ASR_SAMPLING_RATE = 16_000
sample_num = 301 # sample number
audio_fp = f"{dataset_path}/audio-data/train/audio{sample_num}.wav"
df = pd.read_csv(f"{dataset_path}/metadata.csv")

audio_samples = librosa.load(audio_fp, sr=ASR_SAMPLING_RATE, mono=True)[0]

Transcribe

import torch


finetune_input_dict = finetune_processor(audio_samples, sampling_rate=16_000, return_tensors="pt")
finetune_logits = finetune_model(finetune_input_dict.input_values.to("cuda")).logits
finetune_pred_ids = torch.argmax(finetune_logits, dim=-1)[0]
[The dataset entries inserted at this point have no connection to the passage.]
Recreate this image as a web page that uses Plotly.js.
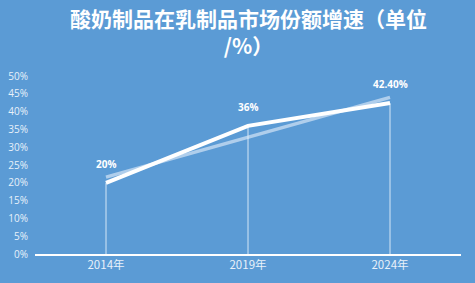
<!DOCTYPE html>
<html><head><meta charset="utf-8">
<script src="https://cdn.plot.ly/plotly-3.0.1.min.js"></script>
<style>html,body{margin:0;padding:0;background:#5B9BD5;}#c{width:475px;height:283px;}</style>
</head><body><div id="c"></div>
<script>
var categories = ['2014年', '2019年', '2024年'];
var shareValues = [20, 36, 42.4];
var labelTexts = ['20%', '36%', '42.40%'];
var trendValues = [21.6, 44.0];
var trendCats = ['2014年', '2024年'];
var yTicks = [0, 5, 10, 15, 20, 25, 30, 35, 40, 45, 50];

var traces = [
  {x: trendCats, y: trendValues, mode: 'lines', type: 'scatter',
   line: {color: 'rgba(190,215,240,0.85)', width: 3.5}, hoverinfo: 'skip'},
  {x: categories, y: shareValues, mode: 'lines', type: 'scatter',
   line: {color: '#ffffff', width: 4},
   error_y: {type: 'data', symmetric: false, array: [0,0,0], arrayminus: shareValues,
             width: 0, thickness: 1, color: 'rgba(225,238,250,0.9)'}}
];
var annotations = categories.map(function(c, i){
  return {x: c, y: shareValues[i], text: '<b>' + labelTexts[i] + '</b>', showarrow: false, yshift: 19,
          font: {family: 'Open Sans, Liberation Sans, sans-serif', size: 10, color: '#ffffff'}};
});
annotations.push({xref: 'paper', yref: 'paper', x: 0.5, y: 1, yshift: 45, xanchor: 'center', yanchor: 'middle',
  showarrow: false, text: '<b>酸奶制品在乳制品市场份额增速（单位<br>/%）</b>',
  font: {family: 'Noto Sans CJK SC, sans-serif', size: 21, color: '#ffffff'}});
var layout = {
  width: 475, height: 283,
  paper_bgcolor: '#5B9BD5', plot_bgcolor: '#5B9BD5',
  margin: {l: 35, r: 14, t: 76, b: 29},
  showlegend: false,
  xaxis: {type: 'category', categoryorder: 'array', categoryarray: categories,
          range: [-0.5, 2.5], showgrid: false, zeroline: false,
          showline: true, linecolor: '#ffffff', linewidth: 1.5, ticks: '',
          tickfont: {family: 'Noto Sans CJK SC, sans-serif', size: 11.5, color: '#e8f1fa'}},
  yaxis: {range: [0, 50], tickvals: yTicks, ticktext: yTicks.map(function(v){return v + '%';}),
          showgrid: false, zeroline: false, showline: false, ticks: '', ticklabelstandoff: 6,
          tickfont: {family: 'Open Sans, Liberation Sans, sans-serif', size: 10, color: '#e8f1fa'}},
  annotations: annotations
};
Plotly.newPlot('c', traces, layout, {displayModeBar: false, staticPlot: true});
</script></body></html>
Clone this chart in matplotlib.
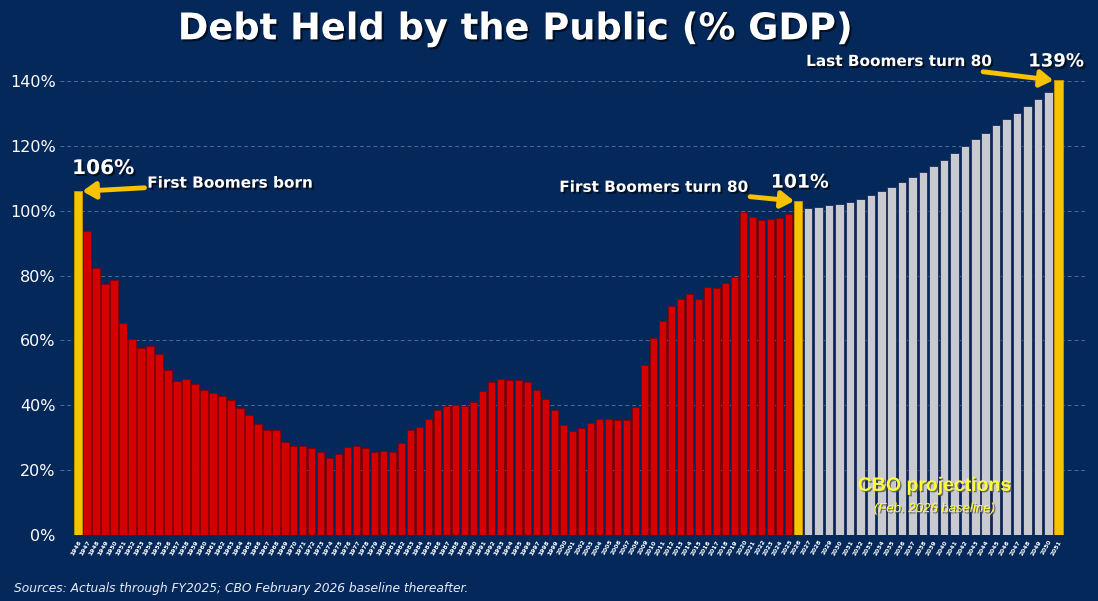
import numpy as np
import matplotlib.pyplot as plt
import matplotlib.patheffects as pe

# ---- data ----
years_actual = list(range(1946, 2026))
debt_actual = [106, 93.7, 82.3, 77.4, 78.6, 65.4, 60.4, 57.7, 58.3, 55.8,
               50.9, 47.5, 48.1, 46.6, 44.7, 43.8, 42.9, 41.6, 39.2, 37.0,
               34.2, 32.4, 32.4, 28.7, 27.4, 27.4, 26.8, 25.6, 23.7, 25.0,
               27.1, 27.4, 26.8, 25.6, 25.9, 25.6, 28.4, 32.4, 33.3, 35.8,
               38.5, 39.8, 40.1, 39.8, 41.0, 44.4, 47.2, 48.1, 47.8, 47.8,
               47.2, 44.7, 41.9, 38.5, 33.9, 32.1, 33.0, 34.5, 35.8, 35.8,
               35.5, 35.5, 39.5, 52.4, 60.7, 66.0, 70.6, 72.8, 74.3, 72.8,
               76.5, 76.2, 77.7, 79.6, 99.6, 98.1, 97.1, 97.4, 97.7, 99.0]
years_proj = list(range(2026, 2052))
debt_proj = [103, 100.9, 101.2, 101.7, 102.2, 102.8, 103.7, 104.8, 106.0, 107.3,
             108.9, 110.4, 112.0, 113.8, 115.7, 117.7, 119.9, 122.0, 124.1, 126.4,
             128.4, 130.2, 132.4, 134.5, 136.6, 140.2]
highlight_years = [1946, 2026, 2051]

BG = '#05285a'
RED = '#d40000'
GRAY = '#c9cad0'
YELLOW = '#f7c200'

years = np.array(years_actual + years_proj)
debt = np.array(debt_actual + debt_proj)

# projection bars are drawn a bit wider apart than the historical ones
pos = np.where(years <= 2026, years - 1946, 80 + (years - 2026) * 1.16).astype(float)
widths = np.where(years <= 2025, 0.8, 0.95)
colors = [YELLOW if y in highlight_years else (RED if y <= 2025 else GRAY) for y in years]
edges = ['#8a0000' if (y <= 2025 and y not in highlight_years) else
         ('#c89a00' if y in highlight_years else '#1b2c5c') for y in years]

fig = plt.figure(figsize=(10.98, 6.01), dpi=100, facecolor=BG)
ax = fig.add_axes([0.0546, 0.1098, 0.9334, 0.7987], facecolor=BG)

ax.bar(pos, debt, width=widths, color=colors, edgecolor=edges, linewidth=0.6, zorder=3)

ax.set_xlim(-2, 111.9)
ax.set_ylim(0, 148)
ax.set_yticks(np.arange(0, 141, 20))
ax.set_yticklabels([f'{v}%' for v in range(0, 141, 20)], color='white', fontsize=11.5)
ax.yaxis.grid(True, linestyle=(0, (4, 3)), color='#7f93b8', alpha=0.6, linewidth=0.7, zorder=0)
ax.tick_params(axis='y', length=0, pad=3)
ax.set_xticks(pos)
ax.set_xticklabels([str(y) for y in years], rotation=60, fontsize=4.3,
                   color='white', fontweight='bold', ha='right', rotation_mode='anchor')
ax.tick_params(axis='x', length=0, pad=3)
for s in ax.spines.values():
    s.set_visible(False)

shadow = [pe.withSimplePatchShadow(offset=(1.5, -1.5), shadow_rgbFace='black', alpha=0.6)]

fig.text(0.469, 0.952, 'Debt Held by the Public (% GDP)', ha='center', va='center',
         color='white', fontsize=26.5, fontweight='bold', path_effects=shadow)

# annotations
arrow = dict(arrowstyle='-|>,head_length=0.7,head_width=0.45', color=YELLOW, lw=3.5,
             shrinkA=0, shrinkB=0)
tkw = dict(color='white', fontweight='bold', path_effects=shadow, zorder=6)

ax.text(pos[0] + 2.8, 113, '106%', ha='center', va='center', fontsize=14.5, **tkw)
ax.annotate('First Boomers born', xy=(pos[0] + 0.5, debt[0]), xytext=(7.7, 108.5),
            ha='left', va='center', fontsize=11, arrowprops=arrow, **tkw)

i26 = len(years_actual)
ax.text(pos[i26] + 0.2, 108.8, '101%', ha='center', va='center', fontsize=13.5, **tkw)
ax.annotate('First Boomers turn 80', xy=(pos[i26] - 0.4, debt_proj[0]), xytext=(74.4, 107.2),
            ha='right', va='center', fontsize=11, arrowprops=arrow, **tkw)

ax.text(pos[-1] - 0.3, 146, '139%', ha='center', va='center', fontsize=13, **tkw)
ax.annotate('Last Boomers turn 80', xy=(pos[-1] - 0.6, debt_proj[-1]), xytext=(101.5, 146),
            ha='right', va='center', fontsize=11, arrowprops=arrow, **tkw)

yshadow = [pe.withSimplePatchShadow(offset=(1, -1), shadow_rgbFace='#555555', alpha=0.8)]
ax.text(95.2, 15, 'CBO projections', ha='center', va='center', color='#ffff33',
        fontsize=14, fontweight='bold', family=['Liberation Sans Narrow', 'Liberation Sans'],
        path_effects=yshadow, zorder=6)
ax.text(95.2, 8, '(Feb. 2026 baseline)', ha='center', va='center', color='#ffff33',
        fontsize=9.5, style='italic', family=['Liberation Sans Narrow', 'Liberation Sans'],
        path_effects=yshadow, zorder=6)

fig.text(0.013, 0.021, 'Sources: Actuals through FY2025; CBO February 2026 baseline thereafter.',
         ha='left', va='center', color='#e8ecf4', fontsize=8.8, style='italic')

fig.savefig('out.png', dpi=100, facecolor=BG)
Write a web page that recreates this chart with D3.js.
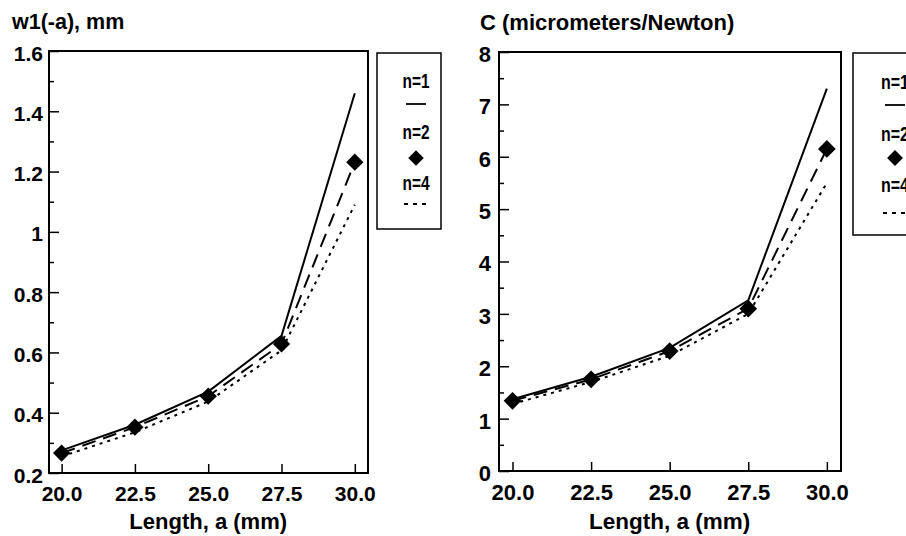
<!DOCTYPE html>
<html lang="en">
<head>
    <meta charset="UTF-8">
    <title>Deflection and Compliance vs Length</title>
    <script src="https://d3js.org/d3.v7.min.js"></script>
    <style>
        body {
            margin: 0;
            padding: 0;
            background: #fff;
        }
        svg {
            font-family: "Liberation Sans", Arial, sans-serif;
            font-weight: bold;
        }
    </style>
</head>
<body>
    <svg width="906" height="536"></svg>

    <script>
        // Shared x values and ticks
        const lengths = [20, 22.5, 25, 27.5, 30];
        const xTicks = [20, 22.5, 25, 27.5, 30];

        // Left panel: w1(-a), mm
        const w1N1 = [0.275, 0.36, 0.47, 0.655, 1.46];
        const w1N2 = [0.266, 0.352, 0.455, 0.628, 1.231];
        const w1N4 = [0.255, 0.335, 0.437, 0.607, 1.09];
        const w1Ticks = [0.2, 0.4, 0.6, 0.8, 1, 1.2, 1.4, 1.6];
        const w1Minor = [0.3, 0.5, 0.7, 0.9, 1.1, 1.3, 1.5];
        const w1Labels = ["0.2", "0.4", "0.6", "0.8", "1", "1.2", "1.4", "1.6"];

        // Right panel: C (micrometers/Newton)
        const cN1 = [1.37, 1.8, 2.35, 3.26, 7.3];
        const cN2 = [1.34, 1.75, 2.29, 3.1, 6.15];
        const cN4 = [1.28, 1.7, 2.2, 3.0, 5.5];
        const cTicks = [0, 1, 2, 3, 4, 5, 6, 7, 8];
        const cMinor = [0.5, 1.5, 2.5, 3.5, 4.5, 5.5, 6.5, 7.5];
        const cLabels = ["0", "1", "2", "3", "4", "5", "6", "7", "8"];

        const legendLabels = ["n=1", "n=2", "n=4"];

        const svg = d3.select("svg");

        function drawPanel(cfg) {
            const g = svg.append("g");

            const x = d3.scaleLinear()
                .domain([19.57, 30.45])
                .range([cfg.left, cfg.right]);
            const y = d3.scaleLinear()
                .domain(cfg.yDomain)
                .range([cfg.bottom, cfg.top]);

            // minor y ticks
            g.append("g")
                .attr("transform", `translate(${cfg.left},0)`)
                .call(d3.axisLeft(y).tickValues(cfg.minor).tickSize(-5).tickFormat(""))
                .call(a => a.select(".domain").remove())
                .selectAll("line").attr("stroke-width", 1.5);

            // major y ticks
            const yAxis = g.append("g")
                .attr("transform", `translate(${cfg.left},0)`)
                .call(d3.axisLeft(y)
                    .tickValues(cfg.ticks)
                    .tickSize(-10)
                    .tickPadding(cfg.yPad)
                    .tickFormat((d, i) => cfg.labels[i]));
            yAxis.select(".domain").remove();
            yAxis.selectAll("line").attr("stroke-width", 1.5);
            yAxis.selectAll("text")
                .attr("dy", "0.43em")
                .attr("fill", "#000")
                .style("font-size", cfg.font + "px")
                .style("font-weight", "bold");

            // x ticks
            const xAxis = g.append("g")
                .attr("transform", `translate(0,${cfg.bottom})`)
                .call(d3.axisBottom(x)
                    .tickValues(xTicks)
                    .tickSize(-9)
                    .tickPadding(13)
                    .tickFormat(d3.format(".1f")));
            xAxis.select(".domain").remove();
            xAxis.selectAll("line").attr("stroke-width", 1.5);
            xAxis.selectAll("text")
                .attr("fill", "#000")
                .style("font-size", cfg.font + "px")
                .style("font-weight", "bold");

            // frame
            g.append("rect")
                .attr("x", cfg.left)
                .attr("y", cfg.top)
                .attr("width", cfg.right - cfg.left)
                .attr("height", cfg.bottom - cfg.top)
                .attr("fill", "none")
                .attr("stroke", "#000")
                .attr("stroke-width", 2);

            const line = d3.line()
                .x((d, i) => x(lengths[i]))
                .y(d => y(d));

            // n=4 dotted
            g.append("path")
                .datum(cfg.n4)
                .attr("d", line)
                .attr("fill", "none")
                .attr("stroke", "#000")
                .attr("stroke-width", 2)
                .attr("stroke-dasharray", "3,5");

            // n=2 dashed with diamonds
            g.append("path")
                .datum(cfg.n2)
                .attr("d", line)
                .attr("fill", "none")
                .attr("stroke", "#000")
                .attr("stroke-width", 2)
                .attr("stroke-dasharray", "14,8");

            // n=1 solid
            g.append("path")
                .datum(cfg.n1)
                .attr("d", line)
                .attr("fill", "none")
                .attr("stroke", "#000")
                .attr("stroke-width", 2);

            const diamond = d3.symbol().type(d3.symbolDiamond2);

            g.selectAll(".dia")
                .data(cfg.n2)
                .join("path")
                .attr("class", "dia")
                .attr("transform", (d, i) => `translate(${x(lengths[i])},${y(d)})`)
                .attr("d", diamond.size(cfg.diaSize))
                .attr("fill", "#000");

            // axis title
            g.append("text")
                .attr("x", x(25))
                .attr("y", 529)
                .attr("text-anchor", "middle")
                .style("font-size", cfg.labelFont + "px")
                .text("Length, a (mm)");

            // y title
            g.append("text")
                .attr("x", cfg.titleX)
                .attr("y", cfg.titleY)
                .style("font-size", cfg.titleFont + "px")
                .text(cfg.title);

            // legend
            const lg = g.append("g");
            lg.append("rect")
                .attr("x", cfg.legend.x)
                .attr("y", cfg.legend.y)
                .attr("width", cfg.legend.w)
                .attr("height", cfg.legend.h)
                .attr("fill", "#fff")
                .attr("stroke", "#000")
                .attr("stroke-width", 1.5);

            const cx = cfg.legend.cx;
            const ly = cfg.legend.rows;
            legendLabels.forEach((t, i) => {
                lg.append("text")
                    .attr("x", cx - cfg.legend.tw / 2)
                    .attr("y", ly[i * 2])
                    .attr("textLength", cfg.legend.tw)
                    .attr("lengthAdjust", "spacingAndGlyphs")
                    .style("font-size", cfg.legend.font + "px")
                    .text(t);
            });
            lg.append("line")
                .attr("x1", cx - 10).attr("x2", cx + 10)
                .attr("y1", ly[1]).attr("y2", ly[1])
                .attr("stroke", "#000")
                .attr("stroke-width", 1.8);
            lg.append("path")
                .attr("transform", `translate(${cx},${ly[3]})`)
                .attr("d", d3.symbol().type(d3.symbolDiamond2).size(cfg.diaSize * 0.8)())
                .attr("fill", "#000");
            lg.append("line")
                .attr("x1", cx - 12).attr("x2", cx + 12)
                .attr("y1", ly[5]).attr("y2", ly[5])
                .attr("stroke", "#000")
                .attr("stroke-width", 1.8)
                .attr("stroke-dasharray", "4,5");
        }

        drawPanel({
            left: 49, right: 368, top: 51, bottom: 473,
            yDomain: [0.2, 1.6],
            ticks: w1Ticks, minor: w1Minor, labels: w1Labels,
            n1: w1N1, n2: w1N2, n4: w1N4,
            font: 21, labelFont: 22, yPad: 6,
            title: "w1(-a), mm", titleX: 12, titleY: 29, titleFont: 21.5,
            diaSize: 190,
            legend: { x: 377, y: 53, w: 64, h: 176, cx: 416, font: 20, tw: 27,
                      rows: [88, 104, 139, 158, 190, 204] }
        });

        drawPanel({
            left: 499, right: 841, top: 52, bottom: 471,
            yDomain: [0, 8],
            ticks: cTicks, minor: cMinor, labels: cLabels,
            n1: cN1, n2: cN2, n4: cN4,
            font: 22, labelFont: 22.5, yPad: 8,
            title: "C (micrometers/Newton)", titleX: 480, titleY: 30, titleFont: 22,
            diaSize: 200,
            legend: { x: 853, y: 53, w: 64, h: 182, cx: 895, font: 20.5, tw: 28,
                      rows: [89, 105, 141, 158, 192, 213] }
        });
    </script>
</body>
</html>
original_input_dict = original_processor(audio_samples, sampling_rate=16_000, return_tensors="pt")
original_logits = original_model(original_input_dict.input_values.to("cuda")).logits
original_pred_ids = torch.argmax(original_logits, dim=-1)[0]

Display result

from IPython.display import Markdown, display

def printmd(string, color=None):
    colorstr = "<span style='color:{}'>{}</span>".format(color, string)
    display(Markdown(colorstr))


printmd("\nFinetune model Prediction:", color="orange")
print(finetune_processor.decode(finetune_pred_ids))

printmd("\nOriginal model Prediction:", color="yellow")
print(original_processor.decode(original_pred_ids))

printmd("\nReference:", color="green")
# print(selected_data_sample["transcription"])
print(df["transcription"][sample_num-1])

# Finetune model Prediction:
# ၼႂ်းၶၢ်းတၢင်းသိပ်းပီဢၼ်ဢမ်ႇလႆႈႁူပ်ႉၺႃးၵၼ်ၼၼ်ႉၵေႃႈ မၼ်းပဵၼ်လွင်ႈတၢင်ႈၸႂ်ႁဝ်းမိူၼ်ၵၼ်
# Original model Prediction:
# ၼႂ်ႉ ၶႃး တၢင်း သိပ်ႉ ပီ ဢၼ် ဢမ်ႇ လႆႈ ႁွပ်ႉၺႃး ၵၼ် ၼၼ်ႉ ၵေႃႈ မၼ်း ပိူၼ်ႇ လွင်ႈ တၢင်ႈၸႂ် ႁဝ်း မိူၼ်ႇ ၵၼ် -
# Reference:
# ၼႂ်းၶၢဝ်းတၢင်းသိပ်းပီ ဢၼ်ဢမ်ႇလႆႈႁူပ်ႉၺႃးၵၼ်လႆႈၼၼ်ႉၵေႃႈ မၼ်းပဵၼ်လွင်ႈတင်ႈၸႂ်ႁဝ်းမိူၼ်ၵၼ်

Conclusion

Funetune model Prediction:
ၼႂ်းၶၢဝ်းတၢင်းသိပ်းပီဢၼ်ဢမ်ႇလႆႈႁူပ်ႉၺႃးၵၼ်ၼၼ်ႉၵေႃႈ မၼ်းပဵၼ်လွင်ႈတၢင်ႈၸႂ်ႁဝ်းမိူၼ်ၵၼ်

Original model Prediction:
ၼႂ်ႉ ၶႃး တၢင်း သိပ်ႉ ပီ ဢၼ် ဢမ်ႇ လႆႈ ႁွပ်ႉၺႃး ၵၼ် ၼၼ်ႉ ၵေႃႈ မၼ်း ပိူၼ်ႇ လွင်ႈ တၢင်ႈၸႂ် ႁဝ်း မိူၼ်ႇ ၵၼ် -

Reference:
ၼႂ်းၶၢဝ်းတၢင်းသိပ်းပီ ဢၼ်ဢမ်ႇလႆႈႁူပ်ႉၺႃးၵၼ်လႆႈၼၼ်ႉၵေႃႈ မၼ်းပဵၼ်လွင်ႈတင်ႈၸႂ်ႁဝ်းမိူၼ်ၵၼ်

Due to my dataset is about 30 min of audio length (400~ sample file), it's not perfect yet, but you will see some little improvement.